US Adds 467,000 Jobs in January Despite Omicron Surge

The U.S. added more jobs than expected in January despite surging Omicron cases across the country.

Total nonfarm payroll employment rose by 467,000 jobs in January, while the unemployment rate edged higher to 4% from 3.9% in December, the U.S. Bureau of Labor Statistics reported on Friday. This is up from a Dow Jones estimate that saw payroll growth of 150,000 jobs and a 3.9% unemployment rate in January.

Employment growth was seen in leisure and hospitality, professional and business services, retail and transportation and warehousing in January.

Retail trade employment rose by 61,000 jobs in January. Growth occurred in general merchandise stores (+29,000); health and personal care stores (+11,000); sporting goods, hobby, book, and music stores (+7,000); and building material and garden supply stores (+6,000). Retail employment is 61,000 above its level in February 2020.
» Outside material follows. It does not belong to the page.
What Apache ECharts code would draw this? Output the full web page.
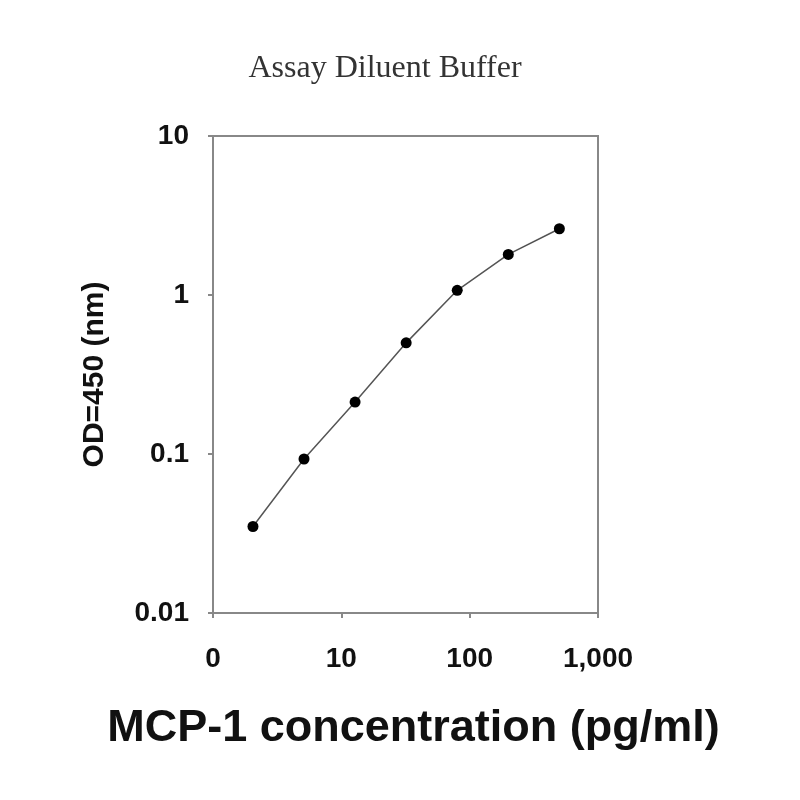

As for wages, average hourly earnings for all employees on private nonfarm payrolls increased by 23 cents to $31.63 in January. Over the past 12 months, average hourly earnings have increased by 5.7%. In January, average hourly earnings of private sector production and nonsupervisory employees rose by 17 cents to $26.92.

Despite these gains, COVID did impact the labor market significantly in January.

The government said 6 million people reported that they had been unable to work because their employer closed or lost business due to the pandemic. The report noted that these individuals reported that they did not work at all or worked fewer hours at some point in the four weeks preceding the survey due to the pandemic.

This measure is considerably higher than the level of 3.1 million in December. Among those who reported in January that they were unable to work because of pandemic-related closures or lost business, 23.7% received at least some pay from their employer for the hours not worked, up from the prior month.

January’s report also showed that hiring was much stronger at the end of 2021 than originally reported, as new revisions set previous months considerably higher.

December, which initially was reported as a gain of 199,000 jobs, went up to 510,000 jobs. November surged to 647,000 jobs from the previous reported 249,000 jobs. The revisions came as part of the annual adjustments from the U.S. Bureau of Labor Statistics that saw sizable changes for many of the months in 2021.